Strada Education Network, a national social impact organization dedicated to forging pathways between education and employment, has released a new analysis of Public Viewpoint: its weekly, nationally representative survey tracking the impact of the global pandemic on Americans’ lives, work and education. The analysis examines the last four weeks of survey data by race and ethnicity, finding that black and Latino Americans disproportionately report job and income loss, respectively.
Over the last month, 66 percent of Latino Americans have reported some kind of negative impact on their work as a result of the COVID-19 crisis, more than any other group and substantially higher than the 51 percent of white Americans who say the same. Black Americans, by contrast, are most likely to have lost their jobs over that period, with 25 percent saying they were laid off, compared to only 15 percent of white Americans.
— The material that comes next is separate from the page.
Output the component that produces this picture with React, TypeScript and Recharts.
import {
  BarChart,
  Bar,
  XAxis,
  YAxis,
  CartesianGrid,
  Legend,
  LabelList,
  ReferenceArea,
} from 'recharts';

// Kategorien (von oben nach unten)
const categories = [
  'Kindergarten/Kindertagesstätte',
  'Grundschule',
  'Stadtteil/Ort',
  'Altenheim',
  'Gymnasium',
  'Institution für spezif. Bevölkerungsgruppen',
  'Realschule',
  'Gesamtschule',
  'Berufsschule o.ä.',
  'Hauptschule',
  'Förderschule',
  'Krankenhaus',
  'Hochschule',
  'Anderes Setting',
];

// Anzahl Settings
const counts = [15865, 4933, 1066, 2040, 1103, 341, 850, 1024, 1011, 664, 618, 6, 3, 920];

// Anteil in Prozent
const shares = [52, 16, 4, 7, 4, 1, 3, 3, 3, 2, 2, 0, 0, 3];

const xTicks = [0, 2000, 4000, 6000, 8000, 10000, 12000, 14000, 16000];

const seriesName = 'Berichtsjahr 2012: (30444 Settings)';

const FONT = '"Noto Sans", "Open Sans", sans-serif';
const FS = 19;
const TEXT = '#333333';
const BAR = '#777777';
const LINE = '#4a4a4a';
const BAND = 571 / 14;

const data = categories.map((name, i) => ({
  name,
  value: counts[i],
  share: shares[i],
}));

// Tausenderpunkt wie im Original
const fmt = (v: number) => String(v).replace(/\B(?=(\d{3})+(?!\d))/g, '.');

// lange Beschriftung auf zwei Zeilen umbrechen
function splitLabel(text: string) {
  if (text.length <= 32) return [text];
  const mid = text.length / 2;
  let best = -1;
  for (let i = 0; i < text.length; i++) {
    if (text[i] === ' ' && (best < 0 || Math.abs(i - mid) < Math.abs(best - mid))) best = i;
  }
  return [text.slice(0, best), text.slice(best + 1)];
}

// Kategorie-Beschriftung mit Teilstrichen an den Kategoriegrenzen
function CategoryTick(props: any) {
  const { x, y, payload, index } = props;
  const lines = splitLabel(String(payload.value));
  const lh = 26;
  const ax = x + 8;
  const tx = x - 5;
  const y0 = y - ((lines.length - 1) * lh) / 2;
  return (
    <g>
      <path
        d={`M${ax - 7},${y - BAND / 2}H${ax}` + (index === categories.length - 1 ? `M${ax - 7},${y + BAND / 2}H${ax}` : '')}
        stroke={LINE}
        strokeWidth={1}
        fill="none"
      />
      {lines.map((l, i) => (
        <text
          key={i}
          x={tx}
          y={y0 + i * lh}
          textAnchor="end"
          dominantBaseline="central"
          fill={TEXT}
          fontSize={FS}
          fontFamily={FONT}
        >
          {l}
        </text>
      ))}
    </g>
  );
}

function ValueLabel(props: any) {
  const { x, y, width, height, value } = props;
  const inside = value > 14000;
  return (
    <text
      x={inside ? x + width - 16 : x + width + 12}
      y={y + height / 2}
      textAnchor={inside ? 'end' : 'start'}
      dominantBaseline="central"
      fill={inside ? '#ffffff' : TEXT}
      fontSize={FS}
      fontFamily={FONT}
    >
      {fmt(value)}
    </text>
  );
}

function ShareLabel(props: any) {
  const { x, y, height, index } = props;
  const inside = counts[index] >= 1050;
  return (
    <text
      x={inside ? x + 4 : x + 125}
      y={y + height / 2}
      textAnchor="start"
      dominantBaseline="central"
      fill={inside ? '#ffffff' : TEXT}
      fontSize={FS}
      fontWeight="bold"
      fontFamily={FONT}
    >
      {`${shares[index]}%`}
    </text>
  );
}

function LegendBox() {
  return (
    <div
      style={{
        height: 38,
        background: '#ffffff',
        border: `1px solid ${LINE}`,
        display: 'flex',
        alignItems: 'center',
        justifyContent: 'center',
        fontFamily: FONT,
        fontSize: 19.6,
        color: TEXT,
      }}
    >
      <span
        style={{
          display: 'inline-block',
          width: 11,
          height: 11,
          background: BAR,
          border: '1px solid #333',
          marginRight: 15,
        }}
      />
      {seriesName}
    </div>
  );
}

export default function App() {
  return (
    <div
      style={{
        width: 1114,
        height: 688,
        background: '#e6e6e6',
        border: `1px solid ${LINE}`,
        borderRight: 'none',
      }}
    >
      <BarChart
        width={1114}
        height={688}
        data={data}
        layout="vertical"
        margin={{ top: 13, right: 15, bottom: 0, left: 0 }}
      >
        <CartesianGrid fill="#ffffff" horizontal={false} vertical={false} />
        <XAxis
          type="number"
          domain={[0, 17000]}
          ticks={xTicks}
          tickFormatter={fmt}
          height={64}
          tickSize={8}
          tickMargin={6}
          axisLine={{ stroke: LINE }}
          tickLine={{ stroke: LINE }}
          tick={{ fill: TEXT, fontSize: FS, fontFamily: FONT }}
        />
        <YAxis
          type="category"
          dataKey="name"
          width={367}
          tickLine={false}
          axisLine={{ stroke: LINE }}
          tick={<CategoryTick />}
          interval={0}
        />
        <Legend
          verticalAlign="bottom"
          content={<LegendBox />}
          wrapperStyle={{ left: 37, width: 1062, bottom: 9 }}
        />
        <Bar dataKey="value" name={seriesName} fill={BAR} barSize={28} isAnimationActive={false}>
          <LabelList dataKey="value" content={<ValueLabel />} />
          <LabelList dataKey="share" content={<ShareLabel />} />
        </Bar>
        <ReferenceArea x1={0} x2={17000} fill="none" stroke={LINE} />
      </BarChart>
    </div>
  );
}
“Peoples of color are experiencing more widespread job and income loss, and they have different perspectives on the role of education in meeting the challenges they are facing,” said Dave Clayton, Ph.D., senior vice president at the Strada Center for Consumer Insights. “It’s critical that policymakers, employers and educators understand both the similarities and the differences that exist as they develop solutions to help Americans navigate the impact of this crisis.”
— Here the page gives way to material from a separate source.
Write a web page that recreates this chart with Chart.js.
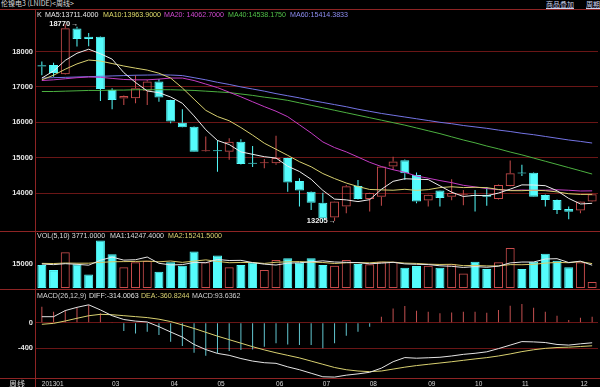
<!DOCTYPE html>
<html>
<head>
<meta charset="utf-8">
<title>伦镍电3 周线</title>
<script src="https://cdn.jsdelivr.net/npm/chart.js@4.4.1/dist/chart.umd.min.js"></script>
<style>
  html, body { margin: 0; padding: 0; background: #000; }
  #wrap { position: relative; width: 600px; height: 387px; background: #000; overflow: hidden; }
  #wrap canvas { position: absolute; left: 0; }
  .bar-txt { position: absolute; font: 7px/8px "Noto Sans CJK SC", sans-serif; white-space: nowrap; }
  #title { left: 1px; top: -1px; color: #d8d8d8; }
  .link { top: 0; color: #c8d2ee; text-decoration: underline; }
</style>
</head>
<body>
<div id="wrap">
  <div id="title" class="bar-txt">伦镍电3 (LNIDE)&lt;周线&gt;</div>
  <div class="bar-txt link" style="left:546px">商品叠加</div>
  <div class="bar-txt link" style="left:586px">周期</div>
  <canvas id="kChart" width="600" height="222" style="top:9px"></canvas>
  <canvas id="volChart" width="600" height="58" style="top:231px"></canvas>
  <canvas id="macdChart" width="600" height="98" style="top:289px"></canvas>
</div>
<script>
// 週足 2013年 (48本)
const weekLabels = ['201301','','','','','', '03','','','','', '04','','','', '05','','','','', '06','','','', '07','','','', '08','','','','', '09','','','', '10','','','', '11','','','','', '12',''];

const opens  = [17610,17620,17355,18650,18420,18420,16910,16670,16680,16890,17150,16630,15990,15875,15180,15200,15170,15450,14850,14840,14840,14990,14340,14040,13730,13310,13620,14200,13830,13900,14750,14930,14510,13790,14070,13900,13940,13930,13950,13830,14200,14570,14575,13945,13805,13550,13505,13760];
const highs  = [17720,17680,18770,18700,18520,18430,16960,16760,17330,17200,17220,16640,16370,15890,15600,15500,15550,15520,15330,14960,15620,15000,14420,14050,14010,13770,14230,14370,14010,14760,15030,14950,14580,13960,14080,14390,14090,14090,14170,14240,14920,14800,14590,13960,13820,13620,13770,13980];
const lows   = [17330,17290,17340,18140,18150,16600,16370,16490,16540,16490,16580,15970,15850,15160,15170,14600,14940,14810,14740,14700,14800,14040,13620,13520,13205,13210,13430,13820,13480,13640,14650,14370,13710,13620,13620,13800,13660,13480,13640,13820,14190,14480,13890,13620,13410,13260,13430,13750];
const closes = [17580,17390,18655,18350,18350,16940,16630,16745,16960,17150,16700,16020,15860,15170,15200,15180,15450,14820,14830,14860,14990,14300,14070,13730,13290,13760,14190,13830,14000,14750,14890,14560,13760,13950,13860,14000,13950,13920,13900,14230,14560,14550,13900,13805,13520,13475,13760,13970];

const ma5  = [17250,17450,17750,17950,18065,17937,17785,17403,17125,16885,16837,16715,16538,16180,15790,15486,15372,15164,15096,15028,14990,14760,14610,14390,14076,13830,13808,13760,13814,14106,14332,14406,14392,14382,14204,14026,13904,13936,13926,14000,14112,14232,14228,14209,14067,13850,13692,13711.4];
const ma10 = [17200,17330,17500,17650,17760,17730,17660,17590,17530,17475,17387,17250,16971,16653,16338,16162,16044,15851,15638,15409,15238,15066,14887,14743,14552,14410,14284,14185,14102,14091,14081,14107,14076,14098,14155,14179,14155,14164,14154,14102,14069,14068,14082,14068,14034,13981,13962,13963.9];
const ma20 = [17180,17200,17230,17260,17280,17270,17240,17210,17200,17200,17220,17250,17250,17180,17080,16980,16850,16720,16580,16442,16313,16158,15929,15698,15445,15286,15164,15018,14870,14750,14660,14587,14482,14421,14354,14295,14220,14175,14128,14097,14075,14088,14079,14083,14094,14080,14059,14062.7];
const ma40 = [16870,16870,16880,16890,16900,16900,16910,16910,16920,16920,16920,16920,16910,16900,16880,16860,16840,16800,16760,16710,16670,16620,16550,16480,16410,16340,16270,16200,16130,16060,15990,15920,15840,15760,15680,15590,15500,15420,15330,15250,15160,15080,14990,14900,14810,14720,14630,14538.175];
const ma60 = [17250,17260,17270,17280,17290,17300,17310,17320,17330,17335,17340,17335,17320,17260,17200,17130,17070,17000,16940,16880,16810,16750,16690,16620,16560,16500,16440,16370,16310,16250,16200,16150,16100,16050,16000,15960,15910,15870,15830,15780,15740,15690,15650,15600,15550,15500,15460,15414.3833];

const vols    = [14370,11200,22400,14800,8480,29750,21140,12900,16080,16900,10130,16080,13920,22780,16080,20250,12900,14370,15820,11200,17530,18600,15800,18600,14370,13920,17530,15000,14800,16460,16460,12660,13730,13920,12660,14800,9110,16460,11830,16080,24940,11830,16460,21330,17090,12900,16080,3771];
const volMa5  = [15000,14600,15200,14800,14250,17326,19314,17414,17670,19354,15430,14418,14622,15962,15798,17822,17186,17276,15884,14908,14364,15504,15790,16346,16980,16258,16044,15884,15124,15542,16050,15076,14822,14646,13886,13554,12844,13390,12972,13656,15684,16228,16228,18128,18330,15922,16772,14247.4];
const volMa10 = [15400,15300,15600,15500,15500,16000,16400,16500,16600,16802,16378,16866,16018,16816,17576,16626,15802,15949,15923,15353,16093,16345,16533,16115,15944,15311,15774,15837,15735,16261,16154,15560,15353,14885,14714,14802,13960,14106,13809,13771,14619,14536,14809,15550,15993,15803,16500,15241.5];

const diff = [94,94,190,240,280,200,110,50,25,12,-62,-145,-225,-340,-420,-480,-510,-560,-600,-625,-635,-690,-735,-790,-845,-850,-820,-800,-775,-710,-610,-545,-555,-548,-540,-520,-495,-478,-455,-405,-350,-295,-300,-310,-340,-350,-330,-314.0063];
const dea  = [-25,-10,27,69,109,131,125,110,95,80,55,18,-35,-90,-150,-210,-265,-320,-375,-425,-470,-510,-550,-600,-650,-700,-735,-755,-765,-755,-725,-695,-670,-650,-630,-610,-588,-566,-546,-520,-488,-452,-423,-401,-388,-382,-372,-360.8244];
const macdHist = [250,172,198,234,276,146,10,-130,-167,-140,-193,-297,-365,-469,-516,-479,-443,-427,-417,-375,-323,-339,-349,-349,-401,-323,-203,-141,-62,94,224,260,188,172,146,161,172,172,156,198,266,292,234,172,109,42,78,93.6362];

const priceTicks = [14000, 15000, 16000, 17000, 18000];
const volTicks = [15000];
const macdTicks = [0, -400];

// ---- 見た目 ----
const UP = '#c84c4c', DOWN = '#54fcfc', GRID = '#6a1616', FRAME = '#8e2424';
const FONT = '"Liberation Sans", Arial, sans-serif';
const TICK_FONT = {family: FONT, size: 7.5, weight: 'bold'};
const HEAD_FONT = '7.1px ' + FONT;

Chart.defaults.font.family = FONT;

const isUp = closes.map((c, i) => c >= opens[i]);
const candleColor = isUp.map(u => u ? UP : DOWN);
const last = a => a[a.length - 1].toFixed(4);

// 枠線・区切り線・ヘッダー文字
const panelPlugin = {
  id: 'panel',
  afterDraw(chart, args, opts) {
    const {ctx, chartArea: a, width, height} = chart;
    ctx.save();
    ctx.strokeStyle = FRAME;
    ctx.lineWidth = 1;
    ctx.beginPath();
    ctx.moveTo(0, a.top + 0.5); ctx.lineTo(width, a.top + 0.5);
    if (opts.bottomLine) { ctx.moveTo(0, a.bottom - 0.5); ctx.lineTo(width, a.bottom - 0.5); }
    ctx.moveTo(a.left - 0.5, 0); ctx.lineTo(a.left - 0.5, height);
    ctx.stroke();

    ctx.font = HEAD_FONT;
    ctx.textBaseline = 'middle';
    ctx.textAlign = 'left';
    (opts.header || []).forEach(h => {
      ctx.fillStyle = h.color;
      ctx.fillText(h.text, h.x, opts.headerY);
    });
    if (opts.corner) {
      ctx.font = '8px "Noto Sans CJK SC", sans-serif';
      ctx.fillStyle = '#dcdcdc';
      ctx.fillText(opts.corner, 9, (a.bottom + height) / 2 + 0.5);
    }
    ctx.restore();
  }
};

// 最高値・最安値のラベル
const extremePlugin = {
  id: 'extremes',
  afterDatasetsDraw(chart) {
    const {ctx, scales: {x, y}} = chart;
    const hi = highs.indexOf(Math.max(...highs));
    const lo = lows.indexOf(Math.min(...lows));
    ctx.save();
    ctx.fillStyle = '#f0f0f0';
    ctx.textBaseline = 'middle';
    [[hi, highs[hi]], [lo, lows[lo]]].forEach(([i, v]) => {
      const px = x.getPixelForValue(i) - 16;
      const py = y.getPixelForValue(v);
      ctx.font = 'bold 7.5px ' + FONT;
      ctx.fillText(String(v), px, py);
      ctx.font = '7px ' + FONT;
      ctx.fillText('→', px + 22, py);
    });
    ctx.restore();
  }
};

const lineDs = (data, color) => ({type: 'line', data, borderColor: color, borderWidth: 1, pointRadius: 0, tension: 0, order: 0});

const yAxis = (min, max, ticks, showGrid) => ({
  min, max, position: 'left',
  afterFit: s => { s.width = 36; s.paddingTop = 0; s.paddingBottom = 0; },
  afterBuildTicks: s => { s.ticks = ticks.map(v => ({value: v})); },
  ticks: {color: '#e4e4e4', font: TICK_FONT, padding: 3, autoSkip: false, callback: v => String(v)},
  grid: {display: showGrid, color: GRID, drawTicks: false},
  border: {display: false}
});

const xHidden = {type: 'category', display: false, offset: true, grid: {display: false, drawTicks: false}};

const baseOptions = (x, y, panel) => ({
  responsive: false, devicePixelRatio: 1, animation: false, events: [],
  layout: {padding: {left: 0, right: 2, top: 0, bottom: 0}},
  plugins: {legend: {display: false}, tooltip: {enabled: false}, panel},
  scales: {x, y}
});

// ---- K線 ----
new Chart(document.getElementById('kChart'), {
  type: 'bar',
  data: {
    labels: weekLabels,
    datasets: [
      lineDs(ma5, '#ececec'),
      lineDs(ma10, '#d8d070'),
      lineDs(ma20, '#c43cc4'),
      lineDs(ma40, '#4cb040'),
      lineDs(ma60, '#7474e4'),
      {
        data: opens.map((o, i) => [o, closes[i]]),
        backgroundColor: isUp.map((u, i) => (!u || Math.abs(closes[i] - opens[i]) < 40) ? candleColor[i] : 'rgba(0,0,0,0)'),
        borderColor: candleColor, borderWidth: 1, borderSkipped: false, inflateAmount: 0,
        minBarLength: 1, barThickness: 9, grouped: false, order: 1
      },
      {
        data: highs.map((h, i) => [Math.max(opens[i], closes[i]), h]),
        backgroundColor: candleColor, barThickness: 1, grouped: false, inflateAmount: 0, order: 2
      },
      {
        data: lows.map((l, i) => [l, Math.min(opens[i], closes[i])]),
        backgroundColor: candleColor, barThickness: 1, grouped: false, inflateAmount: 0, order: 2
      }
    ]
  },
  options: baseOptions(xHidden, yAxis(12929, 19201, priceTicks, true), {
    headerY: 6,
    header: [
      {x: 37, text: 'K', color: '#e0e0e0'},
      {x: 45, text: 'MA5:' + last(ma5), color: '#e8e8e8'},
      {x: 103, text: 'MA10:' + last(ma10), color: '#e0dc6a'},
      {x: 164, text: 'MA20: ' + last(ma20), color: '#d048d0'},
      {x: 228, text: 'MA40:' + last(ma40), color: '#50c048'},
      {x: 290, text: 'MA60:' + last(ma60), color: '#8c8cf0'}
    ]
  }),
  plugins: [panelPlugin, extremePlugin]
});

// ---- 出来高 ----
new Chart(document.getElementById('volChart'), {
  type: 'bar',
  data: {
    labels: weekLabels,
    datasets: [
      lineDs(volMa5, '#e6e6e6'),
      lineDs(volMa10, '#d8c868'),
      {
        data: vols,
        backgroundColor: isUp.map(u => u ? 'rgba(0,0,0,0)' : DOWN),
        borderColor: candleColor, borderWidth: 1, borderSkipped: false, inflateAmount: 0,
        barThickness: 9, grouped: false, order: 1
      }
    ]
  },
  options: baseOptions(xHidden, yAxis(-625, 35625, volTicks, false), {
    headerY: 5,
    header: [
      {x: 37, text: 'VOL(5,10) ' + last(vols), color: '#dcdcdc'},
      {x: 110, text: 'MA1:' + last(volMa5), color: '#dcdcdc'},
      {x: 168, text: 'MA2:' + last(volMa10), color: '#d8d070'}
    ]
  }),
  plugins: [panelPlugin]
});

// ---- MACD ----
new Chart(document.getElementById('macdChart'), {
  type: 'bar',
  data: {
    labels: weekLabels,
    datasets: [
      lineDs(diff, '#e4e4e4'),
      lineDs(dea, '#d8d070'),
      {
        data: macdHist,
        backgroundColor: macdHist.map(v => v >= 0 ? '#c45050' : '#62c6d0'),
        barThickness: 1, grouped: false, inflateAmount: 0, order: 1
      }
    ]
  },
  options: baseOptions({
    type: 'category', offset: true, position: 'bottom',
    afterFit: s => { s.height = 8; s.paddingLeft = 0; s.paddingRight = 0; },
    ticks: {color: '#d4d4d4', font: {family: FONT, size: 6.5}, padding: 1, align: 'start',
            autoSkip: false, maxRotation: 0, minRotation: 0, callback: (v, i) => weekLabels[i]},
    grid: {display: false, drawTicks: false},
    border: {display: false}
  }, yAxis(-880, 527, macdTicks, true), {
    headerY: 6.7,
    bottomLine: true,
    corner: '周线',
    header: [
      {x: 37, text: 'MACD(26,12,9)', color: '#d4d4d4'},
      {x: 89, text: 'DIFF:' + last(diff), color: '#e0e0e0'},
      {x: 141, text: 'DEA:' + last(dea), color: '#d8d070'},
      {x: 192, text: 'MACD:' + last(macdHist), color: '#d0d0d0'}
    ]
  }),
  plugins: [panelPlugin]
});
</script>
</body>
</html>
Among the findings from Public Viewpoint: COVID-19 Work and Education:
Impacts on Work
- Black Americans are more likely to report being laid off (25 percent as compared to 15 percent of whites), but Latino Americans are most likely to report overall income loss (66 percent) and specifically having their hours or shifts reduced (40 percent).
- Among business owners, Latino and Asian Americans are most likely to have lost income:
- 80 percent of Latino business owners and 73 percent of Asian-American business owners have reported lost income.
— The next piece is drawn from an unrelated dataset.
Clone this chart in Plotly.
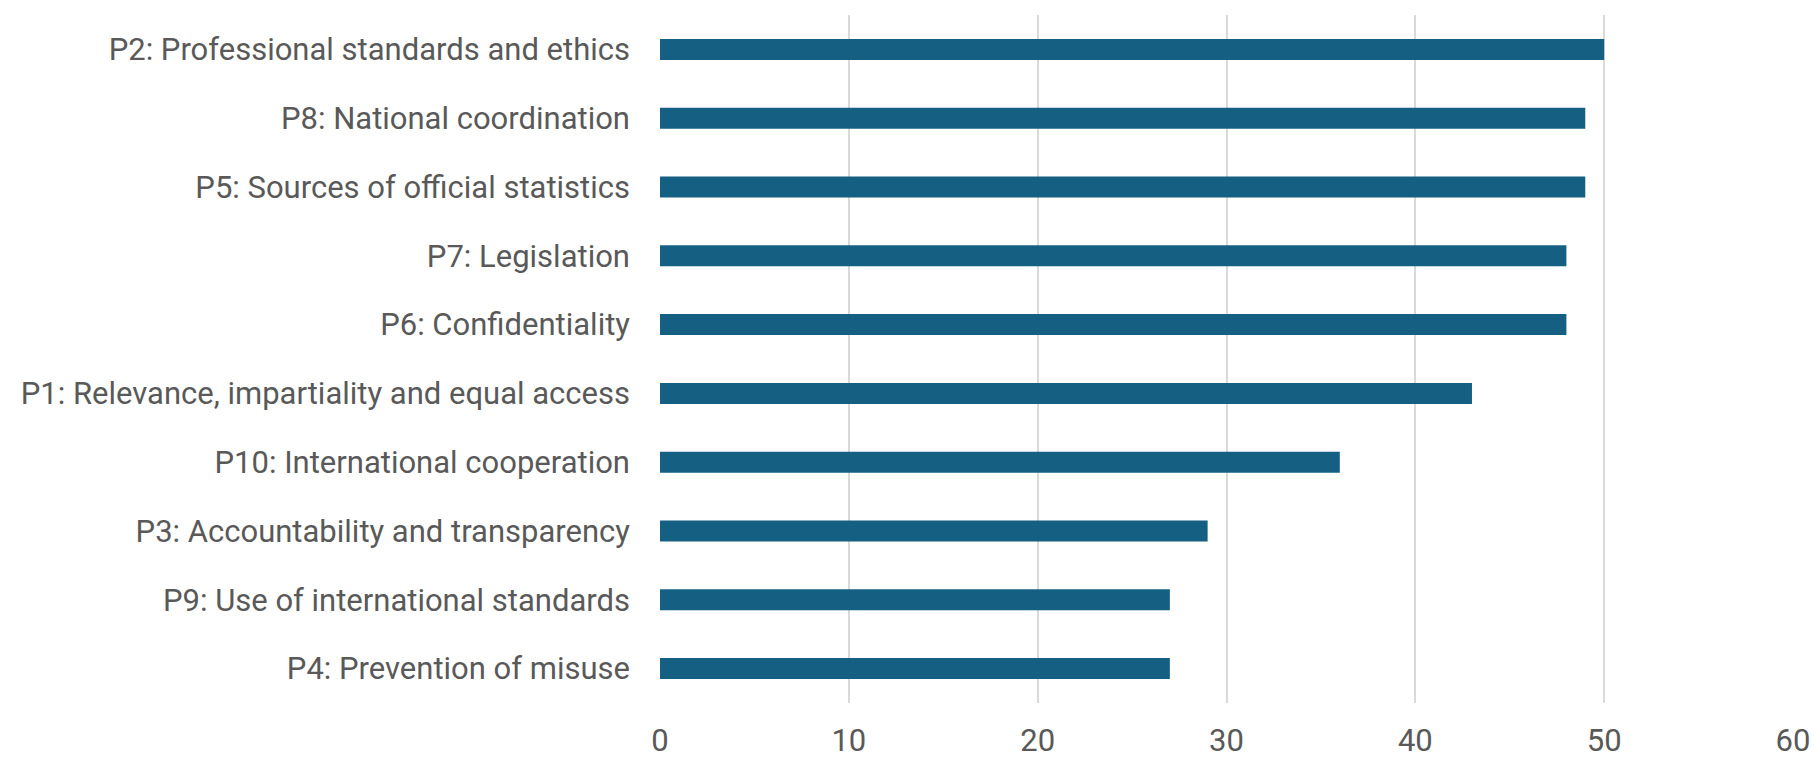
import plotly.graph_objects as go

categories = [
    "P2: Professional standards and ethics",
    "P8: National coordination",
    "P5: Sources of official statistics",
    "P7: Legislation",
    "P6: Confidentiality",
    "P1: Relevance, impartiality and equal access",
    "P10: International cooperation",
    "P3: Accountability and transparency",
    "P9: Use of international standards",
    "P4: Prevention of misuse",
]
values = [50, 49, 49, 48, 48, 43, 36, 29, 27, 27]
x_ticks = [0, 10, 20, 30, 40, 50, 60]

fig = go.Figure(go.Bar(
    y=categories, x=values, orientation="h",
    marker=dict(color="#156082", line=dict(width=0)),
))

fig.update_layout(
    width=1814, height=758,
    margin=dict(l=660, r=21, t=15, b=55, autoexpand=False),
    paper_bgcolor="white", plot_bgcolor="white",
    bargap=0.695,
    showlegend=False,
    font=dict(family="Roboto", size=31, color="#595959"),
)
fig.update_xaxes(
    range=[0, 60], tickvals=x_ticks, showgrid=True, gridcolor="#D9D9D9",
    gridwidth=1.5, zeroline=False, showline=False, ticks="", automargin=False,
    ticklabelstandoff=16, tickfont=dict(size=31, color="#595959"),
)
fig.update_yaxes(
    autorange="reversed", showgrid=False, zeroline=False, showline=False,
    ticks="", automargin=False, ticklabelstandoff=29,
    tickfont=dict(size=31, color="#595959"),
)

# remove the default page margin so the figure fills the window exactly
fig.write_html(
    "out.html",
    config={"displayModeBar": False},
    post_script="document.body.style.margin='0';"
                "document.documentElement.style.overflow='hidden';",
)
- In comparison, 65 percent of black business owners and 61 percent of white business owners have reported lost income.
Perspectives on Additional Education
- Latino (38 percent) and Asian Americans (36 percent) are more likely than white (33 percent) and black Americans (31 percent) to believe they will need more education if they lose their jobs.
- When asked where they would go if they had $5,000 to invest in future education or training, a majority of Americans strongly favor online education, but preferences vary by race and ethnicity.
Each week, 1,000 Americans are surveyed for Public Viewpoint. To date, over 4,000 Americans have been surveyed. This week’s analysis reflects aggregated responses from March 25 through April 16.
Public Viewpoint is produced by Strada Education Network’s Center for Consumer Insights, a research team that studies the experiences and perceptions of American adults in order to inform the development of a more consumer-centered learning ecosystem. Strada Center for Consumer Insights provides the nation’s only education consumer database, which includes more than 350,000 completed surveys about the education and work experiences of American adults.